I would like to get some feedback on a tractor I am about to buy. I haven't sealed the deal yet, but I will probably be purchasing a New Holland TD5050 this week. I've never owned a New Holland tractor so I would like to know if anyone on Haytalk has experience with them and what your opinion is. I'm specifcally interested in someone with first hand knowledge, both good and bad reviews. I would also like to say I'm new to haytalk and so far I very impressed with this forum. It's a great way for folks to exchange ideas and perhaps save some of us a little grief by learning through someone else's experiences.


----------



## Allison (Dec 10, 2009)

welcome, Avery Farms!

I am a newer here too and sorry for not knowing much about New Holland tractors.

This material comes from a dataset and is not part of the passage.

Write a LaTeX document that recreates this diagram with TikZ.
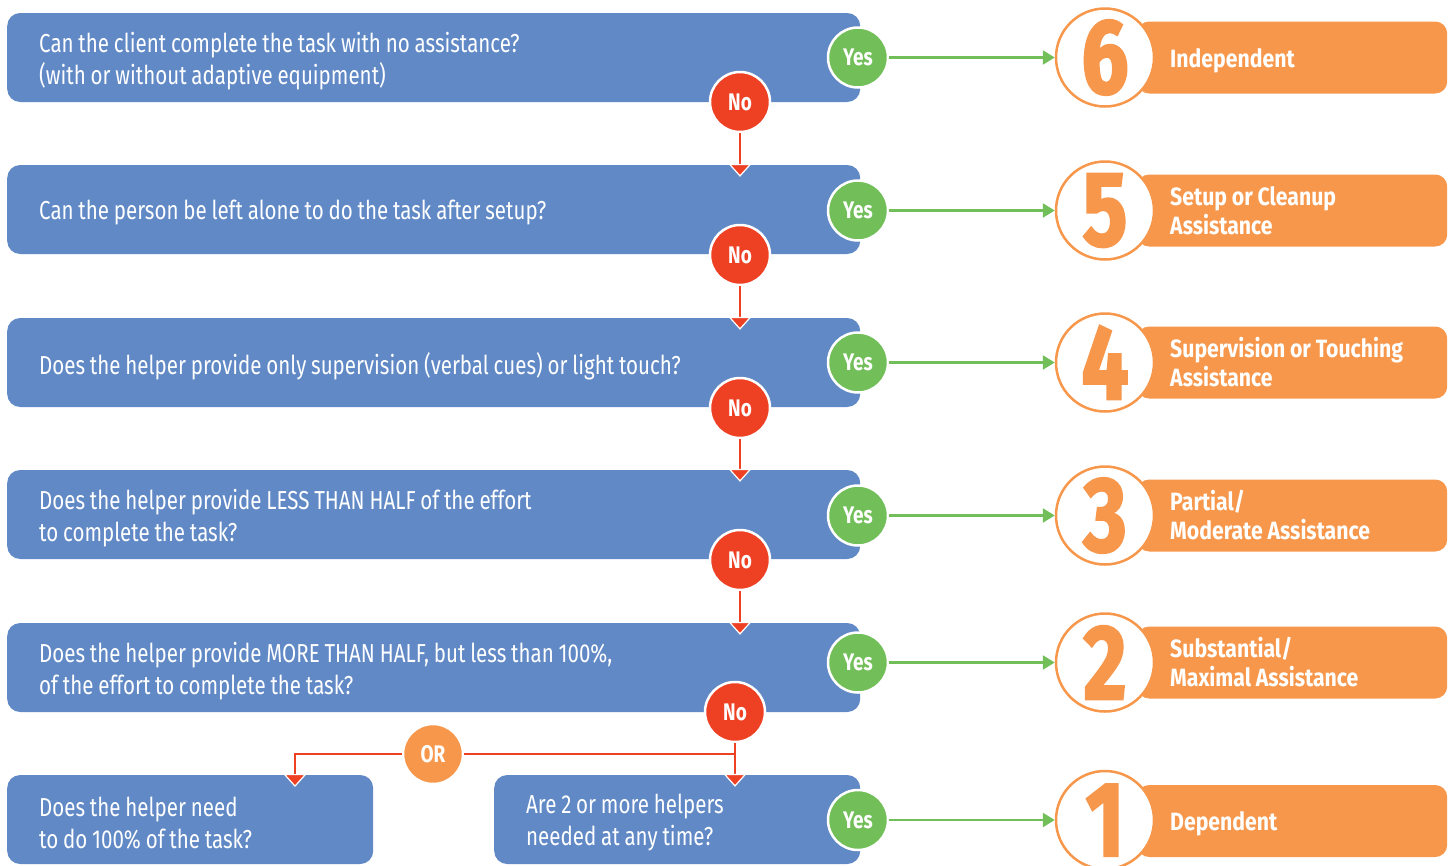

I believe that others here will give you the good advice.


----------



## NDVA HAYMAN (Nov 24, 2009)

Avery. I use several New Holland tractors in my haying operation. I haven't had any major problems with mine but it has been little things that have aggravated me. Things such as leaking fuel tank, leaking fuel line that was rubbing from the top tank to the bottom tank, hydraulic remote handles coming off, etc. The tractors pull strong and are a pretty good value and my NH dealer has stood behind me. It is still not like my JD 6430 tractors. Mike


----------



## nwfarmer (Jun 16, 2009)

I have a TC55DA and a TL100A. Both purchased new. Fairly low hours and I have had only a few minor problems. Seat bolts coming loose, hood latch sticking. Other than that dealer shortcuts in delivery. Rear wheels on TC55DA was to be filled with calcium. One was filled, the other only partially filled. Tractor appreared unstable. Once it was corrected all was OK. I have been happy with both of the tractors. I have found that NH is really cheap when asking for warranty service. I didn't need any on the tractors but on my NH 575 baler they basically refused to do required warranty work. The dealer covered the work out of their pocket. Not the same dealer that I bought the TC55DA from. Good to have a good dealer you can trust. If you can find a good dealer, whatever he sells, I would go with him.


----------



## Avery Farms (Dec 24, 2009)

Thanks for the info guys. I'm glad to hear no major issues. The lack of good warranty support is a little concerning to me. I've heard good things about the dealer I am purchasing from so hopefully I don't have any issues. As they say, "the squeeky wheel gets the grease". I hope I don't have to, but if need be, I can squeek pretty loud.


----------



## NDVA HAYMAN (Nov 24, 2009)

Avery, I hope everything goes well with your new tractor. Was wondering what chores you will be doing with it and did you get a cab and front wheel assist?


----------



## Avery Farms (Dec 24, 2009)

Mostly baling and occasionally pulling a disc. Yes I got the cab and FWD.


----------



## kingranchf350 (Dec 13, 2009)

Avery, I really don't think you will be disappointed in the NH5050 I run all NH equipment and have always had great luck, as a matter of fact NH even took back a round baler one year that we couldnt get to work right. I will agree that the dealer can make or break any brand of equipment.


----------